[start Dataset content]

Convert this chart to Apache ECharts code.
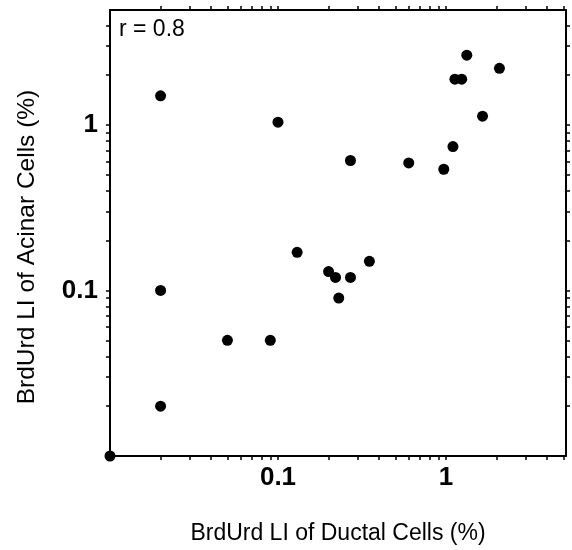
<!DOCTYPE html>
<html>
<head>
<meta charset="utf-8">
<script src="https://cdn.jsdelivr.net/npm/echarts@6/dist/echarts.min.js"></script>
<style>
  html, body { margin: 0; padding: 0; background: #fff; }
  #main { width: 572px; height: 550px; }
</style>
</head>
<body>
<div id="main"></div>
<script>
// BrdUrd labelling index, ductal (x) vs acinar (y), in %
var ductal = [0.01, 0.02, 0.02, 0.02, 0.05, 0.09, 0.1, 0.13, 0.2, 0.22, 0.23, 0.27,
              0.35, 0.27, 0.6, 0.97, 1.1, 1.13, 1.24, 1.33, 1.65, 2.08];
var acinar = [0.01, 1.5, 0.1, 0.02, 0.05, 0.05, 1.04, 0.17, 0.13, 0.12, 0.09, 0.12,
              0.15, 0.61, 0.59, 0.54, 0.74, 1.89, 1.89, 2.64, 1.13, 2.2];

var xTicks = [0.02, 0.03, 0.04, 0.05, 0.06, 0.07, 0.08, 0.09, 0.1,
              0.2, 0.3, 0.4, 0.5, 0.6, 0.7, 0.8, 0.9, 1, 2, 3, 4, 5];
var yTicks = [0.02, 0.03, 0.04, 0.05, 0.06, 0.07, 0.08, 0.09, 0.1,
              0.2, 0.3, 0.4, 0.5, 0.6, 0.7, 0.8, 0.9, 1, 2, 3, 4];
var tickLabels = [0.1, 1];

var points = ductal.map(function (d, i) { return [d, acinar[i]]; });

var font = 'Liberation Sans, Arial, Helvetica, sans-serif';
var line = { show: true, onZero: false, lineStyle: { color: '#000', width: 2 } };
var tick = function (vals) {
    return { show: true, inside: false, length: 4, customValues: vals,
             lineStyle: { color: '#000', width: 1.5 } };
};

var chart = echarts.init(document.getElementById('main'));
chart.setOption({
    backgroundColor: '#fff',
    animation: false,
    grid: { left: 110, right: 6, top: 10, bottom: 94, containLabel: false, outerBoundsMode: 'none' },
    xAxis: [{
        type: 'log', min: 0.01, max: 5.18, position: 'bottom',
        axisLine: line, axisTick: tick(xTicks), splitLine: { show: false },
        axisLabel: { customValues: tickLabels, margin: 9, color: '#000',
                     fontFamily: font, fontWeight: 'bold', fontSize: 26 },
        name: 'BrdUrd LI of Ductal Cells (%)', nameLocation: 'middle', nameGap: 66,
        nameTextStyle: { color: '#000', fontFamily: font, fontSize: 23 }
    }, {
        type: 'log', min: 0.01, max: 5.18, position: 'top',
        axisLine: line, axisTick: tick(xTicks), splitLine: { show: false },
        axisLabel: { show: false }
    }],
    yAxis: [{
        type: 'log', min: 0.01, max: 4.95, position: 'left',
        axisLine: line, axisTick: tick(yTicks), splitLine: { show: false },
        axisLabel: { customValues: tickLabels, margin: 12, color: '#000',
                     fontFamily: font, fontWeight: 'bold', fontSize: 26 },
        name: 'BrdUrd LI of Acinar Cells (%)', nameLocation: 'middle', nameGap: 70,
        nameTextStyle: { color: '#000', fontFamily: font, fontSize: 24.5, padding: [0, 28, 0, 0] }
    }, {
        type: 'log', min: 0.01, max: 4.95, position: 'right',
        axisLine: line, axisTick: tick(yTicks), splitLine: { show: false },
        axisLabel: { show: false }
    }],
    graphic: [{
        type: 'text', left: 119, top: 18,
        style: { text: 'r = 0.8', fill: '#000', font: '23px ' + font }
    }],
    series: [{
        type: 'scatter', xAxisIndex: 0, yAxisIndex: 0, clip: false,
        symbol: 'circle', symbolSize: 11,
        itemStyle: { color: '#000', opacity: 1 },
        data: points
    }]
});
</script>
</body>
</html>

[end Dataset content]

Omit the pictures, then repeat exactly each line from the beginning of the listing through the line with "0.15, 0.61, 0.59, 0.54, 0.74, 1.89, 1.89, 2.64, 1.13, 2.2];".

Result of this exercise.
Convert this chart to Apache ECharts code.
<!DOCTYPE html>
<html>
<head>
<meta charset="utf-8">
<script src="https://cdn.jsdelivr.net/npm/echarts@6/dist/echarts.min.js"></script>
<style>
  html, body { margin: 0; padding: 0; background: #fff; }
  #main { width: 572px; height: 550px; }
</style>
</head>
<body>
<div id="main"></div>
<script>
// BrdUrd labelling index, ductal (x) vs acinar (y), in %
var ductal = [0.01, 0.02, 0.02, 0.02, 0.05, 0.09, 0.1, 0.13, 0.2, 0.22, 0.23, 0.27,
              0.35, 0.27, 0.6, 0.97, 1.1, 1.13, 1.24, 1.33, 1.65, 2.08];
var acinar = [0.01, 1.5, 0.1, 0.02, 0.05, 0.05, 1.04, 0.17, 0.13, 0.12, 0.09, 0.12,
              0.15, 0.61, 0.59, 0.54, 0.74, 1.89, 1.89, 2.64, 1.13, 2.2];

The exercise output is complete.